Investing in the stock market is one of the easiest and most effective ways to build wealth, but choosing the right investments is key. That can be challenging, though, when there are seemingly endless options.
Everyone’s preferences will be slightly different, so there’s no one-size-fits-all approach when it comes to deciding where you want to put your money. However, there’s one investment that I plan to keep in my own portfolio for as long as possible: the Vanguard S&P 500 ETF ( VOO 1.10% ).
What is an S&P 500 ETF?
An ETF, or exchange-traded fund, is a collection of stocks bundled together into a single investment. Some ETFs include stocks that are all from a particular industry, while others are broader and include a wider variety of companies.
An S&P 500 ETF, then, is an investment that aims to mirror the S&P 500 index itself. This means it includes the same stocks as the index, or roughly 500 stocks from the largest and strongest companies in the U.S.
One reason I’m investing heavily in the Vanguard S&P 500 ETF is that it’s more likely to recover from downturns. The S&P 500 itself has a long history of recovering from corrections and crashes, and while there are never any guarantees with investing, it’s extremely likely it will rebound from any future downturns, as well.
In addition, this type of investment is low maintenance. The fund includes hundreds of strong stocks from a variety of industries, so I don’t need to worry about choosing individual stocks, researching companies, or deciding whether it’s time to sell. All I have to do is invest a little each month and then let the fund do the rest of the work for me.
Is this investment right for you?
An S&P 500 ETF is a great option for those who want to take a hands-off approach to investing. If you prefer to avoid the heavy research involved in buying individual stocks, this is a much easier option.
It’s also possible to make a lot of money with S&P 500 ETFs over time. The index itself has historically earned an average rate of return of around 10% per year, so its annual highs and lows have averaged out to around 10% per year over time. If you were investing, say, $300 per month while earning a 10% average annual return, you’d have close to $600,000 after 30 years.
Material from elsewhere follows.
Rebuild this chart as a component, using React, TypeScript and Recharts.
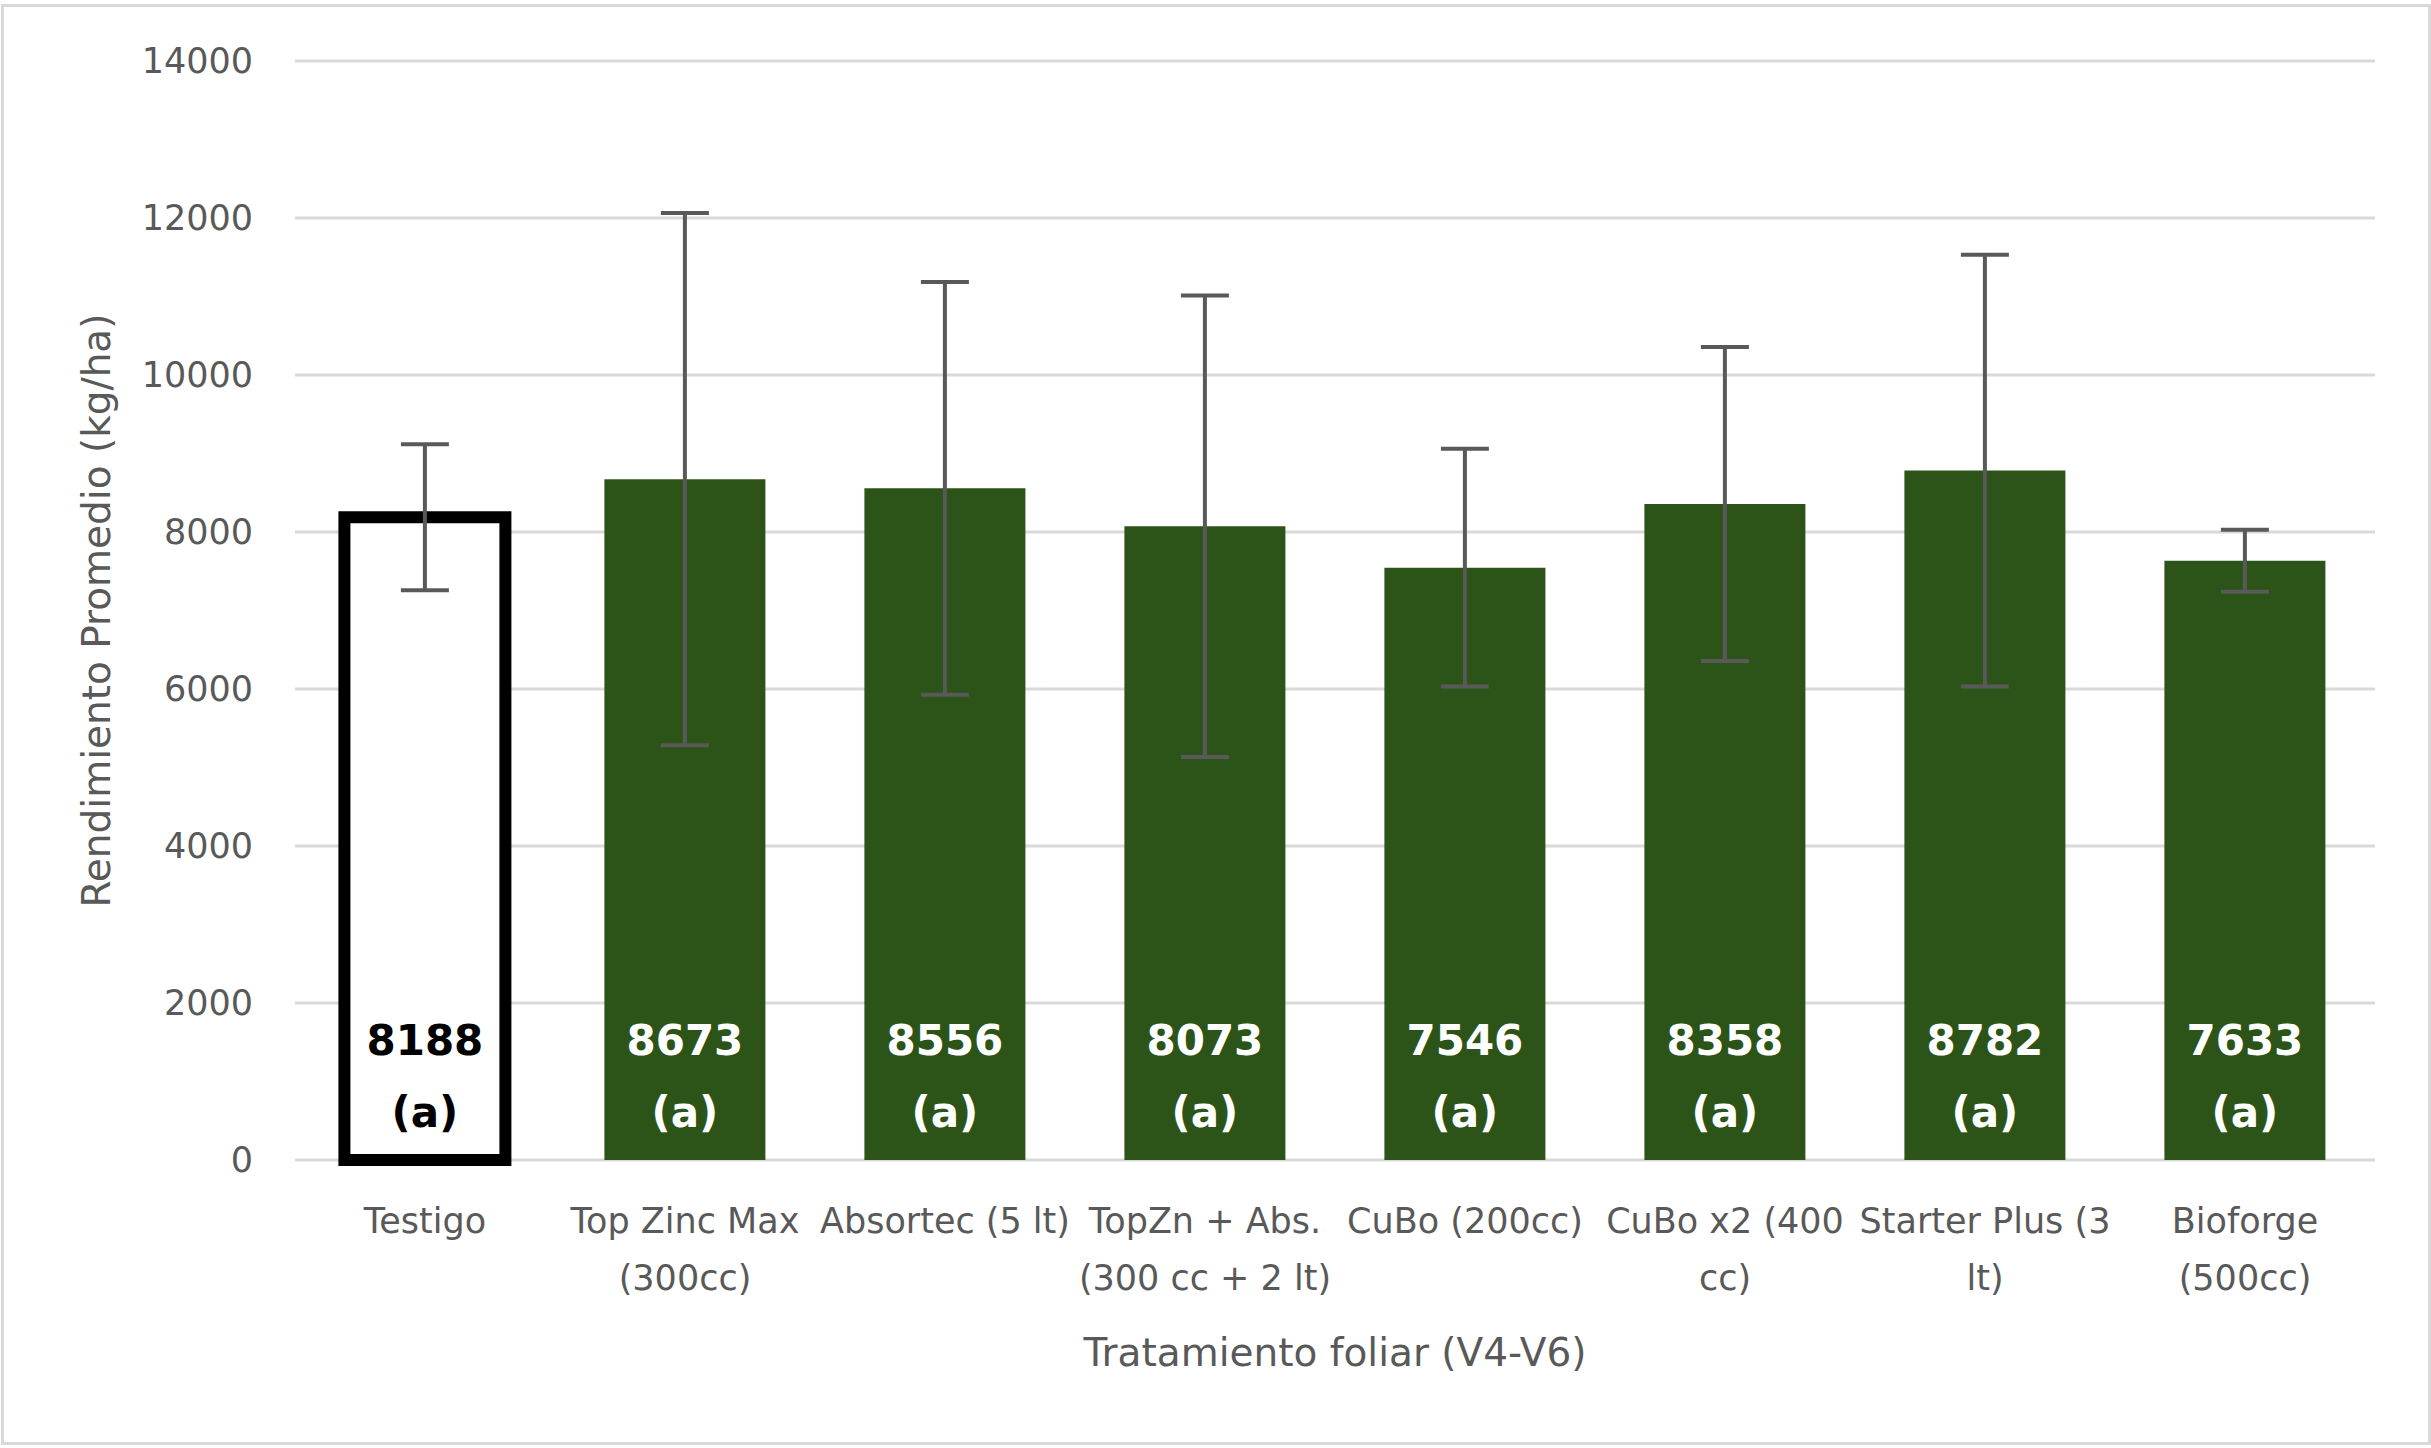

One downside to this type of investment is that it can’t earn above-average returns. Because an S&P 500 ETF is designed to follow the performance of the market, it’s impossible for it to beat the market. For many investors, the ease of investing in an S&P 500 ETF outweighs the lower returns. But if your primary goal is to beat the market, this may not be the investment for you.
In addition, you don’t have as much control over your investments as you would if you were buying individual stocks. You can’t choose the stocks within the fund. While that may not be a deal-breaker for many investors, it could be a disadvantage if there are certain companies you’d rather not invest in.
The Vanguard S&P 500 ETF can be a fantastic investment for many people, but it’s not right for everyone. By considering your preferences and your ideal investing approach, it will be easier to decide whether it belongs in your portfolio.